Ambalat tenang, muncul Natuna. Kali ini si Lidah Naga menggeliat menjulurkan lidahnya untuk menyatakan bahwa lidahnya sampai di perairan Natuna.  Meski si Naga menyatakan tidak mengklaim Natuna tapi secara militer kita mesti siap, maka dibangunlah pangkalan militer segala matra disana.

Nah sekarang selatan Filipina bergolak. Kali ini militan jihad berbaju ISIS mengamuk dan menggegerkan.  Ini bukan persoalan antar negara tetapi militan yang rembesannya bisa saja masuk tanah air. Maka TNI kerahkan pasukan dan sejumlah kapal perang terasuk dua kapal selam miliknya. Dari operasi intelijen militer ini baru terasa pentingnya jumlah alutsista pemukul bawah air diperbanyak secepat mungkin.

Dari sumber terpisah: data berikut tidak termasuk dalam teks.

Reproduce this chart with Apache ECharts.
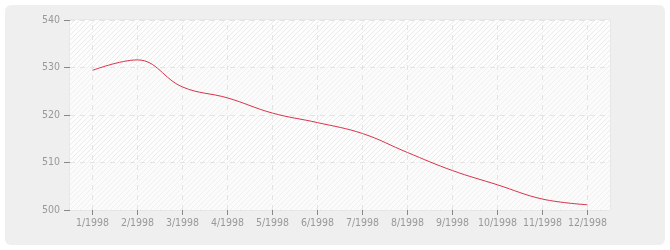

Pesan dari semua dinamika itu adalah percepat pengadaan alutsista strategis seperti kapal selam, kapal permukaan, jet tempur dan lain-lain. Karena di kemudian hari bisa saja terjadi ada empat titik panas sekaligus yang harus “dilayani” dengan metode militer.  Ketersediaan alutsista yang mencukupi baik dari sisi kuantitas dan kualitas mutlak ada di segala matra TNI.

Anggaran ditambah dan cermati jika ada yang mencoba mengutil. Dua kasus korupsi besar yang terkuak yang terkait dengan pengadaan alustsista bisa dijadikan muhasabah.  Mumpung kita ada di bulan penuh rahmah dan maghfiroh maka jadikan kasus korupsi itu sebagai madrasah ibrah. Yang jelas datangkanlah alutsista strategis dengan cara-cara yang amanah, istiqomah dan fathonah. Bukankah begitu ikhwah fillah.